Chainlink’s future appears to be brightening, particularly within the European market, following recognition from the Bank of England (BOE). The central bank recently acknowledged the services offered by Chainlink’s oracles, positioning them as vital infrastructure for connecting blockchain technologies with traditional financial systems. This endorsement is seen as a significant validation for Chainlink, which is already one of the leading providers of blockchain oracle technology.
This development comes at a crucial time, as the Bank of England’s recognition subtly indicates a broader shift toward Web3 technologies in Europe, particularly with trends like tokenization gaining traction. For Chainlink, the acknowledgment from such a prominent institution could provide momentum as it seeks to deepen its foothold in European markets.
In terms of transactions, Chainlink has made remarkable strides over the past year. Its oracles facilitated transactions worth over $8 trillion, bringing the total transaction value facilitated by the network to over $30 trillion. These impressive figures signify Chainlink’s growing influence as a critical player in the blockchain space, providing essential services that enhance the interoperability of blockchain and traditional financial systems.

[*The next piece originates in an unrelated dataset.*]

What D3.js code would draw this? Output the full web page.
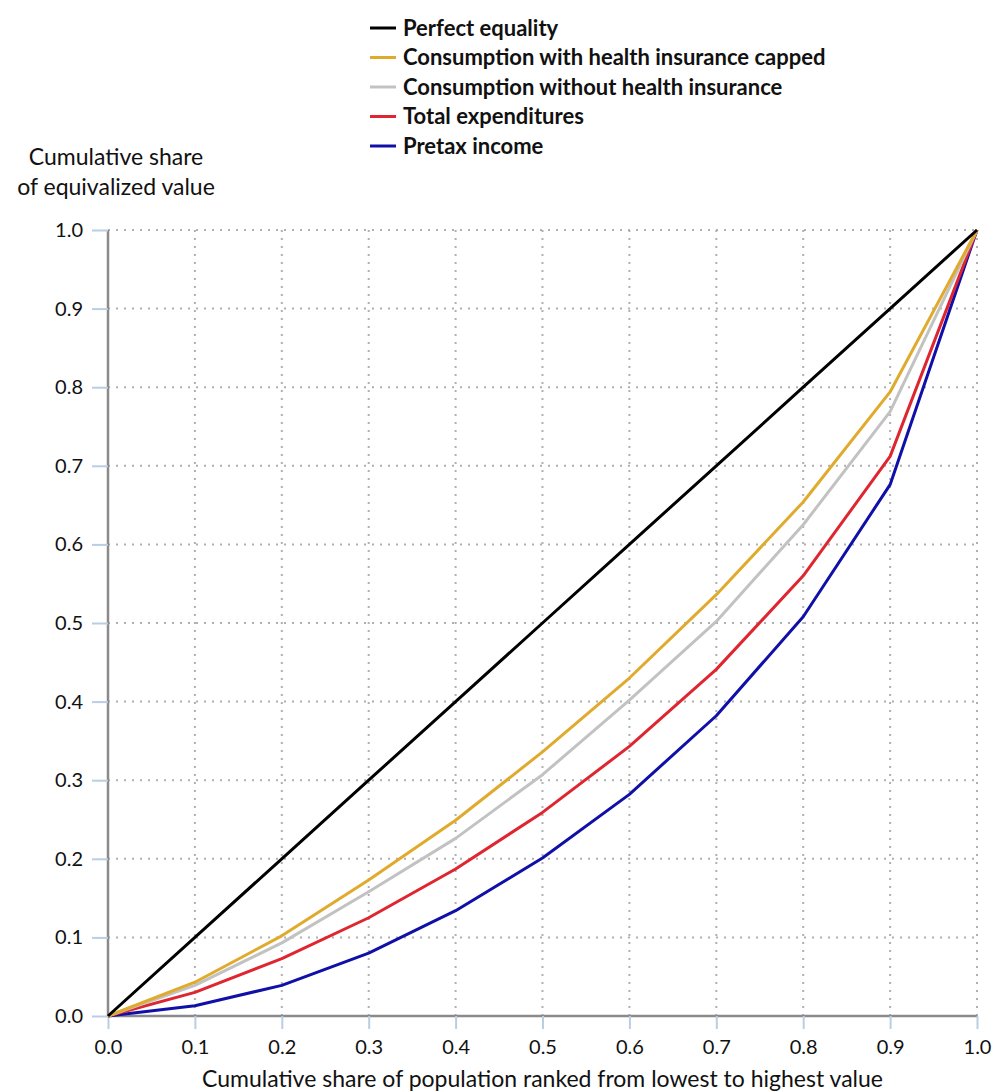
<!DOCTYPE html>
<html>
<head>
<meta charset="utf-8">
<script src="https://cdn.jsdelivr.net/npm/d3@7"></script>
<style>
  html, body { margin: 0; padding: 0; background: #fff; }
  svg { display: block; font-family: Lato, "Open Sans", sans-serif; }
</style>
</head>
<body>
<svg id="chart" width="996" height="1092"></svg>
<script>
// Cumulative population shares (deciles)
const populationShare = [0, 0.1, 0.2, 0.3, 0.4, 0.5, 0.6, 0.7, 0.8, 0.9, 1.0];

// Cumulative share of equivalized value for each measure
const perfectEquality = [0, 0.1, 0.2, 0.3, 0.4, 0.5, 0.6, 0.7, 0.8, 0.9, 1.0];
const consumptionCapped = [0, 0.043, 0.102, 0.173, 0.249, 0.336, 0.430, 0.536, 0.654, 0.794, 1.0];
const consumptionNoHealth = [0, 0.039, 0.093, 0.158, 0.226, 0.307, 0.402, 0.502, 0.625, 0.769, 1.0];
const totalExpenditures = [0, 0.030, 0.073, 0.125, 0.187, 0.259, 0.343, 0.441, 0.560, 0.712, 1.0];
const pretaxIncome = [0, 0.013, 0.039, 0.080, 0.134, 0.201, 0.282, 0.382, 0.508, 0.676, 1.0];

const xTicks = [0, 0.1, 0.2, 0.3, 0.4, 0.5, 0.6, 0.7, 0.8, 0.9, 1.0];
const yTicks = [0, 0.1, 0.2, 0.3, 0.4, 0.5, 0.6, 0.7, 0.8, 0.9, 1.0];

const seriesNames = [
  "Perfect equality",
  "Consumption with health insurance capped",
  "Consumption without health insurance",
  "Total expenditures",
  "Pretax income"
];
const seriesValues = [perfectEquality, consumptionCapped, consumptionNoHealth, totalExpenditures, pretaxIncome];
const seriesColors = ["#000000", "#e0aa2c", "#c2c2c2", "#df2630", "#1010a8"];

const svg = d3.select("#chart");
const margin = { left: 108, right: 19, top: 230, bottom: 76 };
const W = 996, H = 1092;

const x = d3.scaleLinear().domain([0, 1]).range([margin.left, W - margin.right]);
const y = d3.scaleLinear().domain([0, 1]).range([H - margin.bottom, margin.top]);

// Dotted grid
const grid = svg.append("g").attr("class", "grid");
grid.selectAll("line.h").data(yTicks.filter(d => d > 0)).join("line")
  .attr("x1", x(0)).attr("x2", x(1))
  .attr("y1", d => y(d)).attr("y2", d => y(d))
  .attr("stroke", "#b0b0b0").attr("stroke-width", 2)
  .attr("stroke-dasharray", "2,6");
grid.selectAll("line.v").data(xTicks.filter(d => d > 0)).join("line")
  .attr("y1", y(0)).attr("y2", y(1))
  .attr("x1", d => x(d)).attr("x2", d => x(d))
  .attr("stroke", "#b0b0b0").attr("stroke-width", 2)
  .attr("stroke-dasharray", "2,6");

// Axes
const fmt = d3.format(".1f");
const yAxis = svg.append("g")
  .attr("transform", `translate(${x(0)},0)`)
  .call(d3.axisLeft(y).tickValues(yTicks).tickFormat(fmt).tickSize(16).tickPadding(9));
const xAxis = svg.append("g")
  .attr("transform", `translate(0,${y(0)})`)
  .call(d3.axisBottom(x).tickValues(xTicks).tickFormat(fmt).tickSize(13).tickPadding(7));

[yAxis, xAxis].forEach(ax => {
  ax.select(".domain").attr("stroke", "#8a8a8a").attr("stroke-width", 2.5);
  ax.selectAll(".tick line").attr("stroke", "#b9cde3").attr("stroke-width", 2);
  ax.selectAll(".tick text").attr("fill", "#111").style("font-size", "20px")
    .style("font-family", "Lato, 'Open Sans', sans-serif");
});
yAxis.select(".domain").attr("d", `M0,${y(0)}V${y(1)}`);
xAxis.select(".domain").attr("d", `M${x(0)},0H${x(1)}`);
xAxis.selectAll(".tick text").attr("dy", "0.9em");

// Lines
const line = d3.line()
  .x((d, i) => x(populationShare[i]))
  .y(d => y(d));

// draw bottom-most curve first so upper curves overlay it near the origin
const order = [4, 3, 2, 1, 0];
svg.append("g").selectAll("path").data(order).join("path")
  .attr("d", i => line(seriesValues[i]))
  .attr("fill", "none")
  .attr("stroke", i => seriesColors[i])
  .attr("stroke-width", 3)
  .attr("stroke-linejoin", "round");

// Axis titles
svg.append("text")
  .attr("text-anchor", "middle")
  .style("font-size", "23px").attr("fill", "#111")
  .selectAll("tspan").data(["Cumulative share", "of equivalized value"]).join("tspan")
  .attr("x", 116).attr("y", (d, i) => 165 + i * 30).text(d => d);

svg.append("text")
  .attr("x", (x(0) + x(1)) / 2).attr("y", 1087)
  .attr("text-anchor", "middle")
  .style("font-size", "23px").attr("fill", "#111")
  .text("Cumulative share of population ranked from lowest to highest value");

// Legend
const legend = svg.append("g").attr("transform", "translate(370,28)");
const rows = legend.selectAll("g").data(seriesNames).join("g")
  .attr("transform", (d, i) => `translate(0,${i * 29.5})`);
rows.append("line")
  .attr("x1", 0).attr("x2", 26).attr("y1", 0).attr("y2", 0)
  .attr("stroke", (d, i) => seriesColors[i]).attr("stroke-width", 3);
rows.append("text")
  .attr("x", 33).attr("y", 0).attr("dy", "0.35em")
  .style("font-size", "22px").style("font-weight", "bold").attr("fill", "#111")
  .text(d => d);
</script>
</body>
</html>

Despite these positive developments, Chainlink has not been wholly insulated from the vagaries of the market. After peaking at a transfer volume exceeding $516 million in March, the volume has since cooled to approximately $139 million. A downward trend is also evident in its address activity, where active addresses have plummeted from a high of over 254,000 last September to just above 35,000.
This decline in activity aligns with broader market conditions, resulting in a cautious approach among investors. However, even with diminishing address activity, the spike in Real-World Asset (RWA) activity in recent months has provided a notable boost to Chainlink’s oracle volumes.
On the price front, Chainlink’s native cryptocurrency, LINK, is similarly reflecting the overall volatility of the cryptocurrency market. Currently trading at around $9.2, LINK is down approximately 66% from its peak earlier in the year. Despite forming an ascending support line since hitting a low in February, LINK’s price fluctuation showcases its sensitivity to broader market sentiment rather than to the growth of the Chainlink network itself.
The recent price action indicates that LINK has retested its four-month support level, signaling potential stability. The organization’s growth trajectory, combined with institutional recognition and significant transaction volumes, suggests that Chainlink could be on the verge of recovery. However, its pricing dynamics will likely remain heavily influenced by overarching market trends rather than solely by its internal developments.